## start Provided material

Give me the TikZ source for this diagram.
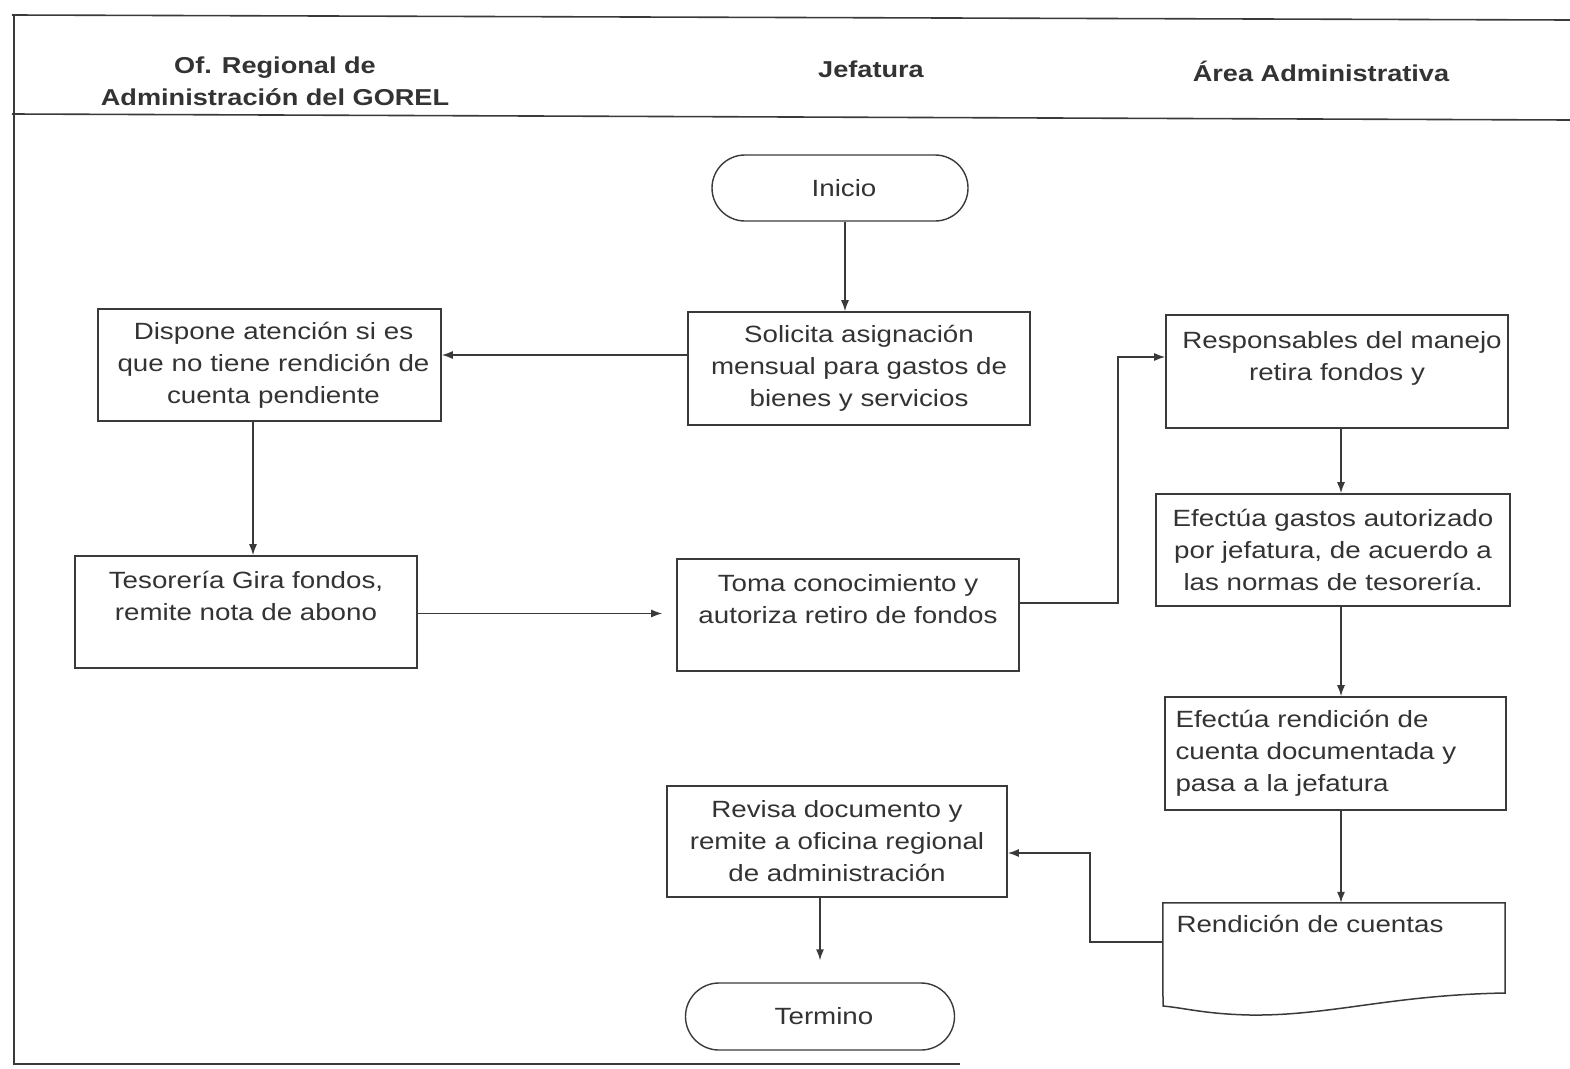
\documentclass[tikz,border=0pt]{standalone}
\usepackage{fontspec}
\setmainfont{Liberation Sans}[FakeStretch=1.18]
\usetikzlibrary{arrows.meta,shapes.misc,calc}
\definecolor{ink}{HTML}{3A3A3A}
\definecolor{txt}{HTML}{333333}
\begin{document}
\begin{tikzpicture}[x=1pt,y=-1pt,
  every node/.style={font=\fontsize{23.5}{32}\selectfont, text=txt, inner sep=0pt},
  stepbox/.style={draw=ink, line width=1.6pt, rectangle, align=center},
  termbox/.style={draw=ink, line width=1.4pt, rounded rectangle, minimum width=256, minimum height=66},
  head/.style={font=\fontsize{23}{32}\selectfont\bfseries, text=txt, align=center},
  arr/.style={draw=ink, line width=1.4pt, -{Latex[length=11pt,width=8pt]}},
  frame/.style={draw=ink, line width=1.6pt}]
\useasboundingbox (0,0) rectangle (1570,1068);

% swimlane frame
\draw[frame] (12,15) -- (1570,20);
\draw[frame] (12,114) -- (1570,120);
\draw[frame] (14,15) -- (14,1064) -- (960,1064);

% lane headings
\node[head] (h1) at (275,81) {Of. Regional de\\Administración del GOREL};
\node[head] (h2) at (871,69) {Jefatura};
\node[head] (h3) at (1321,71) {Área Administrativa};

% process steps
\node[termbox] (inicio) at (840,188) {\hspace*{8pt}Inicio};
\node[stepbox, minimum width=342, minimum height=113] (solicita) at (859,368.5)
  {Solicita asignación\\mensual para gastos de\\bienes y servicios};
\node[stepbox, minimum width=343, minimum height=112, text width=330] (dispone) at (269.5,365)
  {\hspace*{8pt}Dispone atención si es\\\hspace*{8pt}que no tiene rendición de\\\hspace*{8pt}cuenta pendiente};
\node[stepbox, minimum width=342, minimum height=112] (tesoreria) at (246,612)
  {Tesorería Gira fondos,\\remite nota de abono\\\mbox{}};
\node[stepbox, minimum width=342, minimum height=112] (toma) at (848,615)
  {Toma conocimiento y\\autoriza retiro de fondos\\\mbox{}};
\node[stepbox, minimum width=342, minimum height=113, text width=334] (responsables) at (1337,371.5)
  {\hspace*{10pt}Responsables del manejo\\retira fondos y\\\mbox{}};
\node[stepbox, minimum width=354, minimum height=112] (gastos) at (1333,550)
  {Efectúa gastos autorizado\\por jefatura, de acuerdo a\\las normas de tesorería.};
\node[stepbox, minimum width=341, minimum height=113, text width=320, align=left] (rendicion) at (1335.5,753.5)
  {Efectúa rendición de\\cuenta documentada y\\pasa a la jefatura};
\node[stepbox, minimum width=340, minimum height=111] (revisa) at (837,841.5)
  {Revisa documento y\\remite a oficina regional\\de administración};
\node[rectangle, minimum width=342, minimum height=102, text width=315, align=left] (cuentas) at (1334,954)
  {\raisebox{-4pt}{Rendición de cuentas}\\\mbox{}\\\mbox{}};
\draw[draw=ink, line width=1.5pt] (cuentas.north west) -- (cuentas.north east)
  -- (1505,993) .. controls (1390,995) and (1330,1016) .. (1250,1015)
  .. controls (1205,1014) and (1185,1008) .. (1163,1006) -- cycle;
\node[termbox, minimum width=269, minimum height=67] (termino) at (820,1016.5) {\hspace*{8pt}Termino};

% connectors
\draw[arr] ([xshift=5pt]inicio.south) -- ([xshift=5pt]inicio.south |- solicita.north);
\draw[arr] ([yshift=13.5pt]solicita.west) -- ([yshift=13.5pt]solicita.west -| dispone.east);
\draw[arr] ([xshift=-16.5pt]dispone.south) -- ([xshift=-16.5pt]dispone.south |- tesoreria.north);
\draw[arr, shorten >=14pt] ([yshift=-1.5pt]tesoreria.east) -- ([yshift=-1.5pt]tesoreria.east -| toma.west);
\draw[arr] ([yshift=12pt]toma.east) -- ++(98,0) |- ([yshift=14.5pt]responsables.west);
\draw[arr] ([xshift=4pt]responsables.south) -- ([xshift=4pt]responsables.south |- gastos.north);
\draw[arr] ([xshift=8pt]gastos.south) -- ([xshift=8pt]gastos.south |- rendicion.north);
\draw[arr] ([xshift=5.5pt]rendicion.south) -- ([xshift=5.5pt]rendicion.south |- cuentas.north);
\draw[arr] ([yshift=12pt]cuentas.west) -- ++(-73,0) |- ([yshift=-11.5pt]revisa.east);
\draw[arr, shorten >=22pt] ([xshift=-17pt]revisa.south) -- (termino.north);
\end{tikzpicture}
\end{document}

## end Provided material
## start Provided material

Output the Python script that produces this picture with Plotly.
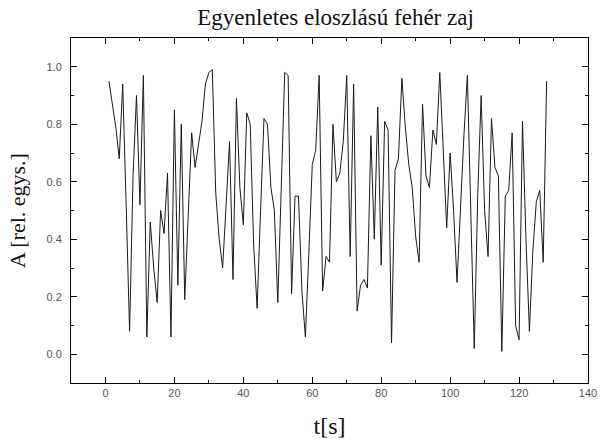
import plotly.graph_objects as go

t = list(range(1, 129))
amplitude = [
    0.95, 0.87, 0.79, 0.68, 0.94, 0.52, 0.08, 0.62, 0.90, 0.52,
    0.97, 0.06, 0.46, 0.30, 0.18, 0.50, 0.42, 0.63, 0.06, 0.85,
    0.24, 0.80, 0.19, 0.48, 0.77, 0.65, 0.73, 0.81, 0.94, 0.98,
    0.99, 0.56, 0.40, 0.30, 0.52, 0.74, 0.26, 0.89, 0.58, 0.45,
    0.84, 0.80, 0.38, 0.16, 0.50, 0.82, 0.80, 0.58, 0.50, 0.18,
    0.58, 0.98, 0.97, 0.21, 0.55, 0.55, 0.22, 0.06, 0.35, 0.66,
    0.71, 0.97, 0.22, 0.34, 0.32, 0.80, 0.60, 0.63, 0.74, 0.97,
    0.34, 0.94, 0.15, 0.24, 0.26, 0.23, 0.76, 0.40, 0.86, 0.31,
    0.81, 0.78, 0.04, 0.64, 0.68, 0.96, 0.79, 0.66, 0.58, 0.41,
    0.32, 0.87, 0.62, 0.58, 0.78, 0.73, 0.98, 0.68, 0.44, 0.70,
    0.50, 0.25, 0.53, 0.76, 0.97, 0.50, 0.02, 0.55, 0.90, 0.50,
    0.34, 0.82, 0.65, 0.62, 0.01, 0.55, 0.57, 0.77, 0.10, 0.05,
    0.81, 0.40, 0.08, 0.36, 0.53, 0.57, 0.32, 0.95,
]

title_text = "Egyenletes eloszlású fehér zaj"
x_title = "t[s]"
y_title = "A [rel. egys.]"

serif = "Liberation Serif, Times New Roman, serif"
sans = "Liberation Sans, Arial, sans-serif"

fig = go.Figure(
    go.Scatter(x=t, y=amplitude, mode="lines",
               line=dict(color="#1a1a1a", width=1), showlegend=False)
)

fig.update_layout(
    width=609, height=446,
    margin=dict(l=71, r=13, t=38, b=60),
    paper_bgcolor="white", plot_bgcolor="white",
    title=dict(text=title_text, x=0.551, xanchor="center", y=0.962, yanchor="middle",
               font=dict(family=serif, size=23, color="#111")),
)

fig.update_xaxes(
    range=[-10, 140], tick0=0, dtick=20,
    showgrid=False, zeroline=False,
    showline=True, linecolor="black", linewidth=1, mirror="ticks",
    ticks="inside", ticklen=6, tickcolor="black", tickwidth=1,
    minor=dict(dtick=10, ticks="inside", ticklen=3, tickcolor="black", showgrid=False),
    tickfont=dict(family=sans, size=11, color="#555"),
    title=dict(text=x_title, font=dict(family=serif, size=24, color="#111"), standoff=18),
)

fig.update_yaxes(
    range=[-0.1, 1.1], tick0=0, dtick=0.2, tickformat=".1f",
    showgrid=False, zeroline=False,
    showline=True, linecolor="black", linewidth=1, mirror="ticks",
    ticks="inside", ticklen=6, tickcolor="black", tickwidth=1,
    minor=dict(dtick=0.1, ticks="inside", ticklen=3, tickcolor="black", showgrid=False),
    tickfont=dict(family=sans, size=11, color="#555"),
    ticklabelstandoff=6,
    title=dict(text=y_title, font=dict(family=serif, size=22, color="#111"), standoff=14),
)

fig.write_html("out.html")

## end Provided material

Exercise task:
Go back to the lines above and output, exactly as they stand, the ones from the line containing "Output the Python" to the line containing "import plotly.graph_objects as go". Leave all pictures behind.

Solution:
Output the Python script that produces this picture with Plotly.
import plotly.graph_objects as go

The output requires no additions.